Step 1: Start from the basic definitions
We know the reciprocal and quotient relations:
\(\tan A = \dfrac{1}{\cot A}\) and \(\cot A = \dfrac{\cos A}{\sin A}\).
Step 2: Write \(\tan A\) in terms of \(\cot A\)
Since \(\tan A\) and \(\cot A\) are reciprocals,
\(\tan A = \dfrac{1}{\cot A}\).
Step 3: Use the identity \(1+\cot^2 A = \text{cosec }^2 A\)

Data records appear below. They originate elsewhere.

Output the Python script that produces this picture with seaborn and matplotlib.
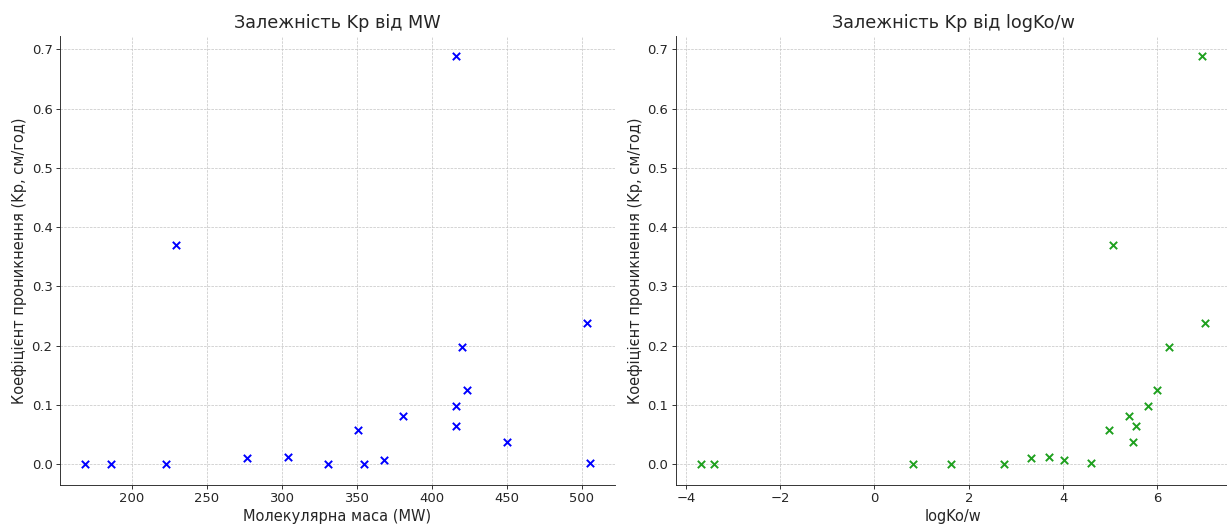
import matplotlib
matplotlib.use("Agg")
import matplotlib.pyplot as plt
import pandas as pd
import seaborn as sns

# Values
mw = [169.0, 186.2, 222.6, 229.3, 277.1, 304.3, 330.5, 350.5, 354.8, 367.9,
      380.5, 416.2, 420.0, 423.3, 416.2, 416.2, 449.8, 503.1, 505.2]
log_kow = [-3.68, -3.40, 0.81, 5.06, 3.33, 3.70, 2.75, 4.97, 1.62, 4.02,
           5.40, 6.94, 6.25, 6.00, 5.81, 5.55, 5.49, 7.02, 4.60]
kp = [0.0, 0.0, 0.0, 0.370, 0.010, 0.012, 0.001, 0.058, 0.0, 0.008,
      0.081, 0.688, 0.198, 0.126, 0.098, 0.064, 0.037, 0.238, 0.003]

titles = ["Залежність Kp від MW", "Залежність Kp від logKo/w"]
xlabels = ["Молекулярна маса (MW)", "logKo/w"]
ylabel = "Коефіцієнт проникнення (Kp, см/год)"

df = pd.DataFrame({"MW": mw, "logKow": log_kow, "Kp": kp})

sns.set_style("ticks")
plt.rcParams["font.family"] = ["DejaVu Sans"]
plt.rcParams["font.size"] = 9.5
plt.rcParams["axes.linewidth"] = 0.65

fig, axes = plt.subplots(1, 2, figsize=(12.27, 5.24), dpi=100)
fig.subplots_adjust(left=60 / 1227, right=1230.7 / 1227,
                    bottom=1 - 484.7 / 524, top=1 - 36 / 524, wspace=0.1094)

for ax, xcol, color, title, xlabel in zip(axes, ["MW", "logKow"],
                                          ["blue", "#1fa01f"], titles, xlabels):
    sns.scatterplot(data=df, x=xcol, y="Kp", ax=ax, marker="x", color=color,
                    s=28, linewidth=1.4)
    ax.set_title(title, fontsize=12.7, pad=5.5)
    ax.set_xlabel(xlabel, fontsize=10.5, labelpad=2.6)
    ax.set_ylabel(ylabel, fontsize=10.5, labelpad=3)
    ax.tick_params(labelsize=9.45, length=2.8, width=0.65, pad=2.6)
    ax.grid(True, linestyle="--", linewidth=0.5, color="#c4c4c4")
    ax.set_axisbelow(True)
    sns.despine(ax=ax)

fig.savefig("out.png", dpi=100)
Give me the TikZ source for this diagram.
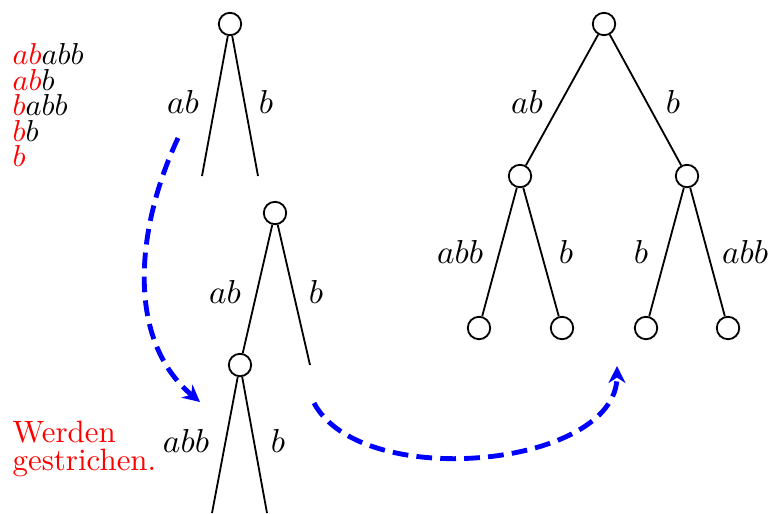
\documentclass[tikz,border=0pt]{standalone}
\usetikzlibrary{arrows.meta}
\definecolor{cutcolor}{RGB}{255,0,0}
\definecolor{movecolor}{RGB}{0,0,255}
\tikzset{
vertex/.style={
  draw,
  circle,
  line width=0.6pt,
  minimum size=7.4pt,
  inner sep=0pt
},
edge/.style={
  line width=0.6pt
},
edgelabel/.style={
  font=\fontsize{10.6}{12}\selectfont,
  inner sep=0pt
},
cuttext/.style={
  text=cutcolor,
  align=left,
  inner sep=0pt
},
movearrow/.style={
  -{Stealth[length=5.6pt,width=5.6pt,inset=1.8pt]},
  draw=movecolor,
  line width=1.6pt,
  dash pattern=on 5.2pt off 2.7pt
}
}

\begin{document}
\begin{tikzpicture}[x=0.33pt,y=-0.33pt]
  \useasboundingbox (0,0) rectangle (768,513);

  % words still to be stored
  \node[cuttext, text=black, anchor=north west, font=\fontsize{10.4}{8.4}\selectfont]
    (words) at (12,43) {%
      $\textcolor{cutcolor}{ab}abb$\\
      $\textcolor{cutcolor}{ab}b$\\
      $\textcolor{cutcolor}{b}abb$\\
      $\textcolor{cutcolor}{b}b$\\
      $\textcolor{cutcolor}{b}$};
  \node[cuttext, anchor=north west, font=\fontsize{10.2}{9.3}\selectfont]
    (cut) at (12,420) {Werden\\gestrichen.};

  % first step
  \node[vertex] (s1) at (230,24) {};
  \coordinate (s1l) at (202,176);
  \coordinate (s1r) at (258,176);
  \draw[edge] (s1) -- (s1l);
  \draw[edge] (s1) -- (s1r);
  \node[edgelabel] (s1la) at (183,102) {$ab$};
  \node[edgelabel] (s1lb) at (266,102) {$b$};

  % second step
  \node[vertex] (s2) at (275,213) {};
  \node[vertex] (s2a) at (240,365) {};
  \coordinate (s2r) at (310,365);
  \draw[edge] (s2) -- (s2a);
  \draw[edge] (s2) -- (s2r);
  \node[edgelabel] (s2la) at (225,292) {$ab$};
  \node[edgelabel] (s2lb) at (316,292) {$b$};
  \coordinate (s2al) at (212,513);
  \coordinate (s2ar) at (267,513);
  \draw[edge] (s2a) -- (s2al);
  \draw[edge] (s2a) -- (s2ar);
  \node[edgelabel] (s2lc) at (186,441) {$abb$};
  \node[edgelabel] (s2ld) at (278,441) {$b$};

  % finished tree
  \node[vertex] (t) at (604,24) {};
  \node[vertex] (ta) at (520,176) {};
  \node[vertex] (tb) at (687,176) {};
  \node[vertex] (taa) at (479,328) {};
  \node[vertex] (tab) at (562,328) {};
  \node[vertex] (tba) at (646,328) {};
  \node[vertex] (tbb) at (728,328) {};
  \draw[edge] (t) -- (ta);
  \draw[edge] (t) -- (tb);
  \draw[edge] (ta) -- (taa);
  \draw[edge] (ta) -- (tab);
  \draw[edge] (tb) -- (tba);
  \draw[edge] (tb) -- (tbb);
  \node[edgelabel] (tla) at (527,102) {$ab$};
  \node[edgelabel] (tlb) at (673,102) {$b$};
  \node[edgelabel] (tlc) at (460,252) {$abb$};
  \node[edgelabel] (tld) at (566,252) {$b$};
  \node[edgelabel] (tle) at (641,252) {$b$};
  \node[edgelabel] (tlf) at (745,252) {$abb$};

  % steps
  \coordinate (m1s) at (178,138);
  \coordinate (m1e) at (200,402);
  \coordinate (m2s) at (314,403);
  \coordinate (m2e) at (617,366);
  \draw[movearrow] (m1s) to[out=245, in=140, looseness=0.95] (m1e);
  \draw[movearrow] (m2s) to[out=-62, in=-90, looseness=0.85] (m2e);
\end{tikzpicture}
\end{document}
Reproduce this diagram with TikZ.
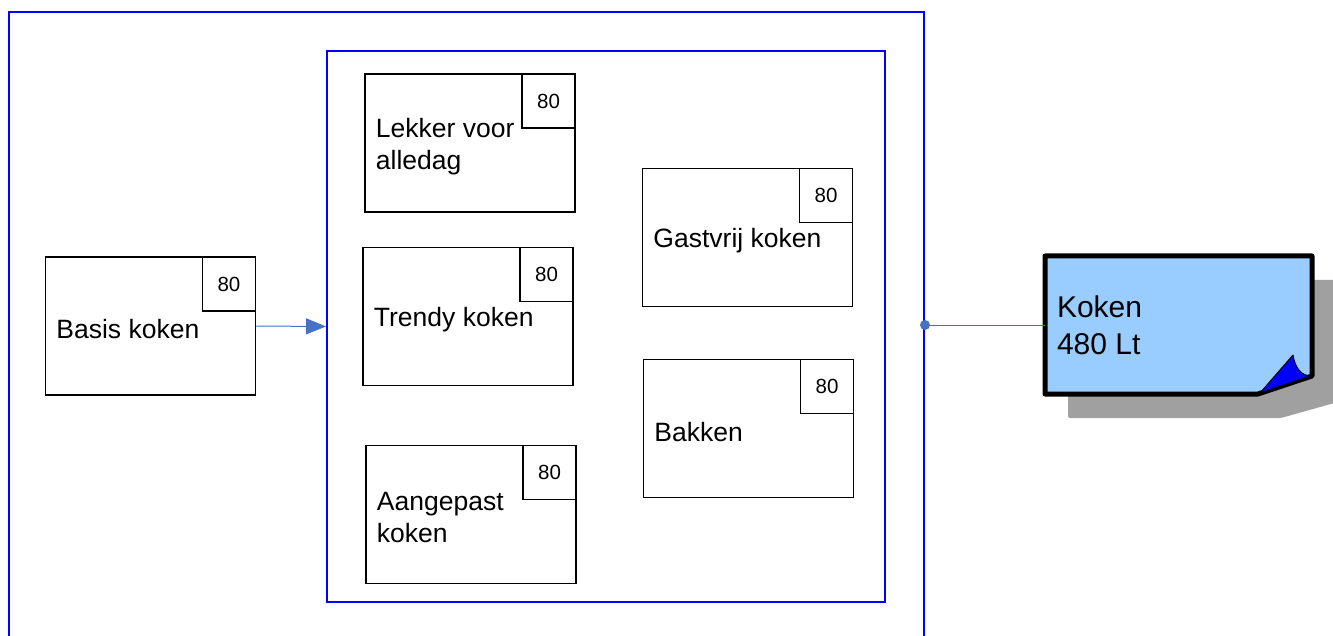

One important Pythagorean identity is:
\(1 + \cot^2 A = \text{cosec }^2 A\).
Taking square root on both sides (for acute angles, values are positive):
\(\text{cosec } A = \sqrt{1 + \cot^2 A}\).
Step 4: Convert \(\text{cosec } A\) to \(\sin A\)
We know \(\text{cosec } A = \dfrac{1}{\sin A}\).
So,
\(\dfrac{1}{\sin A} = \sqrt{1 + \cot^2 A}\)
Taking reciprocal:
\(\sin A = \dfrac{1}{\sqrt{1 + \cot^2 A}}\).
Step 5: Find \(\sec A\) in terms of \(\cot A\)
We use another identity:
\(\text{cosec }^2 A = 1 + \cot^2 A\) and also \(\text{cosec }^2 A = 1 + \cot^2 A = \left(\dfrac{\text{cosec } A}{1}\right)^2\).
A quicker way is to use:
\(\cot A = \dfrac{\cos A}{\sin A}\Rightarrow \cos A = \cot A\cdot \sin A\).
Now substitute \(\sin A = \dfrac{1}{\sqrt{1+\cot^2 A}}\):
\(\cos A = \cot A \cdot \dfrac{1}{\sqrt{1+\cot^2 A}} = \dfrac{\cot A}{\sqrt{1+\cot^2 A}}\).
Since \(\sec A = \dfrac{1}{\cos A}\),
\(\sec A = \dfrac{1}{\dfrac{\cot A}{\sqrt{1+\cot^2 A}}} = \dfrac{\sqrt{1+\cot^2 A}}{\cot A}\).
Final Results:
\(\sin A = \dfrac{1}{\sqrt{1 + \cot^2 A}}\), \(\tan A = \dfrac{1}{\cot A}\), \(\sec A = \dfrac{\sqrt{1 + \cot^2 A}}{\cot A}\).
Student Tip: When you are asked to write ratios in terms of \(\cot A\), the identity \(1+\cot^2 A=\text{cosec }^2 A\) is the fastest starting point.